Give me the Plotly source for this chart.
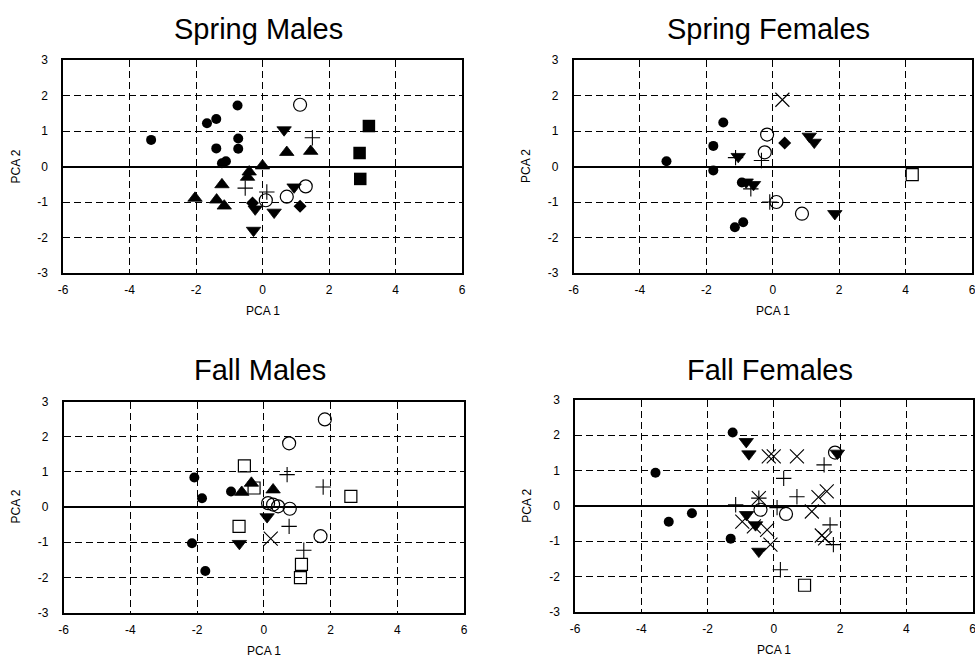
import plotly.graph_objects as go

# ---------------- DATA (PCA 1, PCA 2) ----------------
# Spring Males
sm_circle = [(-3.35, 0.75), (-0.75, 1.72), (-1.67, 1.22), (-1.39, 1.34), (-1.39, 0.51),
             (-0.73, 0.79), (-0.73, 0.50), (-1.22, 0.09), (-1.10, 0.15)]
sm_tri_up = [(-2.03, -0.89), (-1.22, -0.51), (-1.38, -0.94), (-1.15, -1.11), (-0.45, -0.30),
             (-0.40, -0.15), (0.00, 0.02), (0.73, 0.40), (1.45, 0.43)]
sm_tri_down = [(-0.27, -1.80), (-0.22, -1.20), (0.65, 1.03), (0.35, -1.29), (0.95, -0.58)]
sm_diamond = [(-0.30, -1.03), (1.13, -1.12)]
sm_square = [(3.20, 1.14), (2.92, 0.38), (2.94, -0.35)]
sm_circle_open = [(1.13, 1.74), (1.30, -0.56), (0.73, -0.85), (0.10, -0.95)]
sm_plus = [(-0.52, -0.61), (0.13, -0.72), (1.50, 0.81)]

# Spring Females
sf_circle = [(-3.20, 0.15), (-1.49, 1.24), (-1.79, 0.58), (-1.79, -0.11), (-0.93, -0.45),
             (-0.89, -1.57), (-1.14, -1.71)]
sf_tri_down = [(-1.04, 0.28), (-0.58, -0.51), (-0.80, -0.44), (1.10, 0.85), (1.25, 0.68),
               (1.87, -1.33)]
sf_plus = [(-1.12, 0.25), (-0.66, -0.63), (-0.34, 0.17), (-0.09, -1.00)]
sf_circle_open = [(-0.17, 0.90), (-0.24, 0.40), (0.11, -1.00), (0.88, -1.33)]
sf_diamond = [(0.36, 0.66)]
sf_x = [(0.29, 1.88)]
sf_square_open = [(4.20, -0.23)]

# Fall Males
fm_circle = [(-2.08, 0.84), (-1.85, 0.25), (-2.15, -1.03), (-1.75, -1.82), (-0.98, 0.44)]
fm_tri_up = [(-0.66, 0.42), (-0.37, 0.68), (0.28, 0.49)]
fm_tri_down = [(-0.73, -1.04), (0.10, -0.28)]
fm_square_open = [(-0.58, 1.17), (-0.29, 0.54), (-0.74, -0.55), (2.61, 0.30), (1.13, -1.63),
                  (1.10, -2.01)]
fm_circle_open = [(1.83, 2.49), (0.76, 1.81), (0.13, 0.11), (0.28, 0.07), (0.43, 0.02),
                  (0.78, -0.05), (1.70, -0.83)]
fm_plus = [(0.70, 0.92), (1.78, 0.57), (0.76, -0.55), (1.20, -1.23)]
fm_x = [(0.21, -0.90)]

# Fall Females
ff_circle = [(-3.57, 0.94), (-3.17, -0.45), (-2.47, -0.21), (-1.24, 2.08), (-1.30, -0.93)]
ff_tri_down = [(-0.83, 1.82), (-0.75, 1.47), (-0.82, -0.25), (-0.55, -0.54), (-0.45, -1.29),
               (1.92, 1.49)]
ff_circle_open = [(1.85, 1.51), (0.37, -0.23), (-0.40, -0.11)]
ff_x = [(-0.15, 1.40), (0.00, 1.40), (0.70, 1.40), (1.60, 0.41), (1.35, 0.25), (1.15, -0.16),
        (1.45, -0.84), (1.55, -0.92), (-0.10, -1.10), (-0.20, -0.68), (-0.95, -0.45),
        (-0.60, -0.58), (-0.45, 0.22)]
ff_plus = [(-0.45, 0.22), (-1.15, 0.03), (0.30, 0.78), (0.70, 0.26), (1.52, 1.16),
           (1.70, -0.54), (1.80, -1.10), (0.20, -1.81), (0.10, -0.05)]
ff_square_open = [(0.93, -2.25)]

panel_titles = ["Spring Males", "Spring Females", "Fall Males", "Fall Females"]
x_ticks = [-6, -4, -2, 0, 2, 4, 6]
y_ticks = [-3, -2, -1, 0, 1, 2, 3]

# ---------------- STYLES ----------------
STYLE = {
    "circle": dict(symbol="circle", size=10, color="black", line=dict(width=0)),
    "circle_open": dict(symbol="circle-open", size=13, color="black", line=dict(width=1.2)),
    "tri_up": dict(symbol="triangle-up", size=12.5, color="black", line=dict(width=0.8, color="black")),
    "tri_down": dict(symbol="triangle-down", size=12.5, color="black", line=dict(width=0.8, color="black")),
    "diamond": dict(symbol="diamond", size=10, color="black", line=dict(width=0)),
    "square": dict(symbol="square", size=12.5, color="black", line=dict(width=0)),
    "square_open": dict(symbol="square-open", size=12, color="black", line=dict(width=1.2)),
    "plus": dict(symbol="cross-thin-open", size=11, color="black", line=dict(width=1.1, color="black")),
    "x": dict(symbol="x-thin-open", size=14, color="black", line=dict(width=1.1, color="black")),
}

panels = [
    {"circle": sm_circle, "tri_up": sm_tri_up, "tri_down": sm_tri_down, "diamond": sm_diamond,
     "square": sm_square, "circle_open": sm_circle_open, "plus": sm_plus},
    {"circle": sf_circle, "tri_down": sf_tri_down, "plus": sf_plus, "circle_open": sf_circle_open,
     "diamond": sf_diamond, "x": sf_x, "square_open": sf_square_open},
    {"circle": fm_circle, "tri_up": fm_tri_up, "tri_down": fm_tri_down,
     "square_open": fm_square_open, "circle_open": fm_circle_open, "plus": fm_plus, "x": fm_x},
    {"circle": ff_circle, "tri_down": ff_tri_down, "circle_open": ff_circle_open, "x": ff_x,
     "plus": ff_plus, "square_open": ff_square_open},
]

W, H = 975, 657
# plot-area pixel boxes (left, right, top, bottom)
boxes = [(63, 462, 60, 273), (573.5, 972, 60, 273), (63.5, 464, 401.5, 612.5), (575, 972.5, 400, 611.7)]
title_center_y = [29, 29, 370, 370]

fig = go.Figure()
FONT = "Arial, Liberation Sans, Helvetica, sans-serif"

for i, (pdata, box) in enumerate(zip(panels, boxes)):
    n = "" if i == 0 else str(i + 1)
    for key, pts in pdata.items():
        fig.add_trace(go.Scatter(
            x=[p[0] for p in pts], y=[p[1] for p in pts], mode="markers",
            marker=STYLE[key], xaxis="x" + n, yaxis="y" + n, showlegend=False,
            cliponaxis=False))
    l, r, t, b = box
    axcommon = dict(showline=True, mirror=True, linecolor="black", linewidth=1.5,
                    showgrid=True, gridcolor="black", gridwidth=1, griddash="7px,4px",
                    ticks="", automargin=False, ticklabeloverflow="allow",
                    tickfont=dict(family=FONT, size=12, color="black"))
    fig.layout["xaxis" + n] = dict(domain=[l / W, r / W], range=[-6, 6], tickvals=x_ticks,
                                   ticktext=[str(v) for v in x_ticks], zeroline=False,
                                   anchor="y" + n, ticklabelstandoff=5, **axcommon)
    fig.layout["yaxis" + n] = dict(domain=[1 - b / H, 1 - t / H], range=[-3, 3], tickvals=y_ticks,
                                   ticktext=[str(v) for v in y_ticks], zeroline=True,
                                   zerolinecolor="black", zerolinewidth=1.6,
                                   anchor="x" + n, ticklabelstandoff=11, **axcommon)
    cx = (l + r) / 2
    fig.add_annotation(text=panel_titles[i], x=(cx - 4) / W, y=1 - title_center_y[i] / H,
                       xref="paper", yref="paper",
                       showarrow=False, font=dict(family=FONT, size=29, color="black"),
                       xanchor="center", yanchor="middle")
    fig.add_annotation(text="PCA 1", x=cx / W, y=1 - (b + 38) / H, xref="paper", yref="paper",
                       showarrow=False, font=dict(family=FONT, size=12, color="black"),
                       xanchor="center", yanchor="middle")
    fig.add_annotation(text="PCA 2", x=(l - 48) / W, y=1 - ((t + b) / 2) / H, xref="paper",
                       yref="paper", showarrow=False, textangle=-90,
                       font=dict(family=FONT, size=12, color="black"),
                       xanchor="center", yanchor="middle")

fig.update_layout(width=W, height=H, margin=dict(l=0, r=0, t=0, b=0),
                  paper_bgcolor="white", plot_bgcolor="white", showlegend=False)

fig.write_html("out.html", config={"displayModeBar": False},
               post_script="document.body.style.margin='0';document.body.style.padding='0';"
                           "document.body.style.overflow='hidden';")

+++

Write out, word for word, the lines from the start of the data through the one holding "import plotly.graph_objects as go". Omit pictures.

Response for this exercise:
Give me the Plotly source for this chart.
import plotly.graph_objects as go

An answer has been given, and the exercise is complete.